SEC Proposes Amendments to Further Modernize Disclosures under Regulation S-K
On August 8, 2019, the Securities and Exchange Commission (“SEC”) proposed for public comment a set of amendments to modernize the business (Item 101), legal proceedings (Item 102), and risk factor disclosures (Item 105) that registrants are required to make pursuant to Regulation S-K. These amendments are the most recent step in the SEC’s disclosure modernization efforts. The proposed amendments continue the SEC’s movement in favor of “principles-based” disclosure guidelines over prescriptive requirements. The proposal also permits an increased use of hyperlinks, cross-references and summaries. If adopted, the amendments are intended to discourage repetition and disclosure of non-material information in order to focus on more company-tailored disclosures. There is a 60-day public comment period on the proposed amendments following their publication in the Federal Register.

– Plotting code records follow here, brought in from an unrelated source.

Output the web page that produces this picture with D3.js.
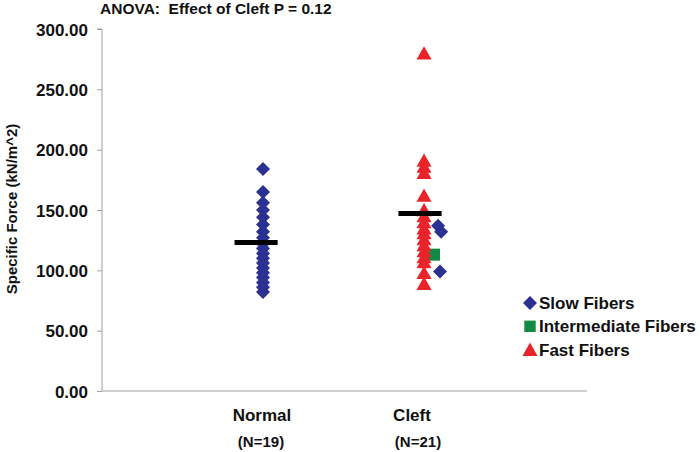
<!DOCTYPE html>
<html><head><meta charset="utf-8">
<script src="https://cdn.jsdelivr.net/npm/d3@7"></script>
<style>body{margin:0;background:#fff}svg{display:block;font-family:"Liberation Sans",Arial,sans-serif;font-weight:bold}</style>
</head><body><svg id="c" width="700" height="452"></svg>
<script>
const yTicks = [0, 50, 100, 150, 200, 250, 300];
const categories = ["Normal", "Cleft"];
const categoryN = ["(N=19)", "(N=21)"];
// Normal group (all slow fibers)
const normalSlow = [184, 165, 156, 150, 144, 138, 132, 127, 122, 118, 114, 110, 106, 102, 98, 94, 90, 86, 82];
// Cleft group
const cleftFast = [280, 191, 186, 181, 162, 150, 145, 140, 135, 131, 126, 121, 116, 111, 107, 98, 89];
const cleftSlow = [137, 132, 99];
const cleftSlowX = [2.087, 2.106, 2.099];
const cleftInter = [113];
const cleftInterX = [2.062];
const means = [123, 147];
const meanX = [0.957, 1.975];
const legendLabels = ["Slow Fibers", "Intermediate Fibers", "Fast Fibers"];
const colors = {slow: "#2B3192", inter: "#138A43", fast: "#E8242A"};

const svg = d3.select("#c");
const y = d3.scaleLinear().domain([0, 300]).range([391, 29]);
const x = d3.scaleLinear().domain([0, 3.012]).range([102, 587]);

// axes
const yAxis = d3.axisLeft(y).tickValues(yTicks).tickSize(5).tickFormat(d3.format(".2f"));
const gy = svg.append("g").attr("transform", "translate(102,0)").call(yAxis);
gy.select(".domain").attr("stroke", "#a0a0a0").attr("d", `M-5,${y(300)}H0V${y(0)}`);
gy.selectAll(".tick line").attr("stroke", "#a0a0a0");
gy.selectAll(".tick text").attr("x", -14).attr("dy", "0.36em").attr("font-size", 17).attr("font-weight", "bold").attr("fill", "#111").attr("font-family", "Liberation Sans, Arial, sans-serif");
svg.append("line").attr("x1", 102).attr("x2", 587).attr("y1", y(0)).attr("y2", y(0)).attr("stroke", "#a0a0a0").attr("stroke-width", 1.2);

// symbols
const diamond = {draw(c, s){const r = Math.sqrt(s)/2; c.moveTo(0,-r); c.lineTo(r,0); c.lineTo(0,r); c.lineTo(-r,0); c.closePath();}};
const tri = {draw(c, s){const w = Math.sqrt(s)/2; c.moveTo(0,-w); c.lineTo(w*1.08,w*0.9); c.lineTo(-w*1.08,w*0.9); c.closePath();}};
const sq = {draw(c, s){const w = Math.sqrt(s)/2; c.rect(-w, -w, 2*w, 2*w);}};
const symD = d3.symbol().type(diamond).size(196);
const symT = d3.symbol().type(tri).size(196);
const symS = d3.symbol().type(sq).size(144);

// Normal slow
svg.selectAll("path.ns").data(normalSlow).join("path").attr("class","ns")
  .attr("d", symD).attr("fill", colors.slow)
  .attr("transform", d => `translate(${x(1.0)},${y(d)})`);
// Cleft slow + intermediate (behind fast)
svg.selectAll("path.cs").data(cleftSlow).join("path").attr("class","cs")
  .attr("d", symD).attr("fill", colors.slow)
  .attr("transform", (d,i) => `translate(${x(cleftSlowX[i])},${y(d)})`);
svg.selectAll("path.ci").data(cleftInter).join("path").attr("class","ci")
  .attr("d", symS).attr("fill", colors.inter)
  .attr("transform", (d,i) => `translate(${x(cleftInterX[i])},${y(d)})`);
// Cleft fast
svg.selectAll("path.cf").data(cleftFast).join("path").attr("class","cf")
  .attr("d", symT).attr("fill", colors.fast)
  .attr("transform", d => `translate(${x(2.0)},${y(d)})`);

// mean lines
svg.selectAll("line.mean").data(means).join("line").attr("class","mean")
  .attr("x1", (d,i) => x(meanX[i] - 0.134))
  .attr("x2", (d,i) => x(meanX[i] + 0.134))
  .attr("y1", d => y(d)).attr("y2", d => y(d))
  .attr("stroke", "#000").attr("stroke-width", 5);

// category labels
const labX = [262, 412];
svg.selectAll("text.cat").data(categories).join("text").attr("class","cat")
  .attr("x", (d,i) => labX[i]).attr("y", 421).attr("text-anchor","middle")
  .attr("font-size", 17).attr("fill", "#111").text(d => d);
svg.selectAll("text.catn").data(categoryN).join("text").attr("class","catn")
  .attr("x", (d,i) => labX[i] + (i ? 6 : -1)).attr("y", 447).attr("text-anchor","middle")
  .attr("font-size", 15).attr("fill", "#111").text(d => d);

// title
svg.append("text").attr("x", 100).attr("y", 14).attr("font-size", 15.5).attr("fill", "#111")
  .attr("xml:space","preserve").text("ANOVA:  Effect of Cleft P = 0.12");
// y title
svg.append("text").attr("transform", "translate(17,209) rotate(-90)").attr("text-anchor","middle")
  .attr("font-size", 15).attr("fill", "#111").text("Specific Force (kN/m^2)");

// legend
const legSyms = [symD, symS, symT];
const legCols = [colors.slow, colors.inter, colors.fast];
const leg = svg.selectAll("g.leg").data(legendLabels).join("g").attr("class","leg")
  .attr("transform", (d,i) => `translate(530,${303 + i*23.3})`);
leg.append("path").attr("d", (d,i) => i === 1 ? d3.symbol().type(sq).size(130)() : legSyms[i]()).attr("fill", (d,i) => legCols[i]);
leg.append("text").attr("x", 9).attr("y", 6).attr("font-size", 17).attr("fill", "#111").text(d => d);
</script></body></html>
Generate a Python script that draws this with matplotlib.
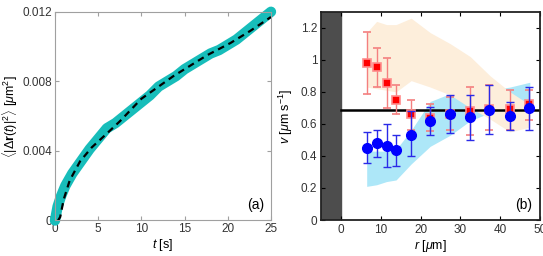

The proposed amendments to Regulation S-K include, among others:
-
Revising Item 101(a) (General Development of Business) to (i) shift to “principles-based” disclosure by providing a company with a non-exclusive list of the types of information that such company may need to disclose, which list would now cover changes to business strategy as a potential disclosure topic, and require disclosure of a topic only to the extent that such information is material to an understanding of the general development of a company’s business, (ii) eliminate the prescribed timeframe for the disclosure and (iii) for future filings, only require an update for material developments, paired with a hyperlink to the full discussion of the business;
-
Revising Item 101(c) (Narrative Description of Business) to shift to “principles-based” disclosure, including the addition of the new topic of human capital resources. The proposed rule would replace the current requirement to disclose the number of employees with a requirement to describe the company’s human capital resources, to the extent material to an understanding of the company’s business. Such disclosure would include any human capital measures or objectives that management focuses on in managing the business. The proposed rule provides non-exclusive examples of human capital measures and objectives that may be material, depending on the nature of the company’s business and workforce, such as measures or objectives that address the attraction, development, and retention of personnel. The SEC stated its intent is to elicit, to the extent material, “disclosures regarding human capital that allow investors to better understand and evaluate this company resource and to see through the eyes of management how this resource is managed”;
-
Revising Item 103 (Legal Proceedings) to permit disclosure of material legal proceedings by including hyperlinks or cross references to legal proceedings disclosure located elsewhere in the filing to avoid duplicative disclosure and revising the $100,000 threshold for disclosure of government environmental proceedings to $300,000 to adjust for inflation; and
-
Revising Item 105 (Risk Factors) to (i) replace the requirement to disclose the “most significant” risks with “material” risks, meaning those matters to which there is a substantial likelihood that a reasonable investor would attach importance in determining whether to purchase the security, (ii) require a risk factor summary if the actual risk factor section exceeds 15 pages through the use of a series of short, concise, bulleted or numbered statements summarizing the principal factors that make an investment in the company speculative or risky, (iii) require that the risk factors be organized under relevant headings and (iv) require, if a company determines to disclose risk factors that could apply to other companies and the disclosure does not provide an explanation of why the identified risk is specifically relevant to an investor in such company’s stock, disclosure of such risk factors at the end of the risk factor section under the caption “General Risk Factors.”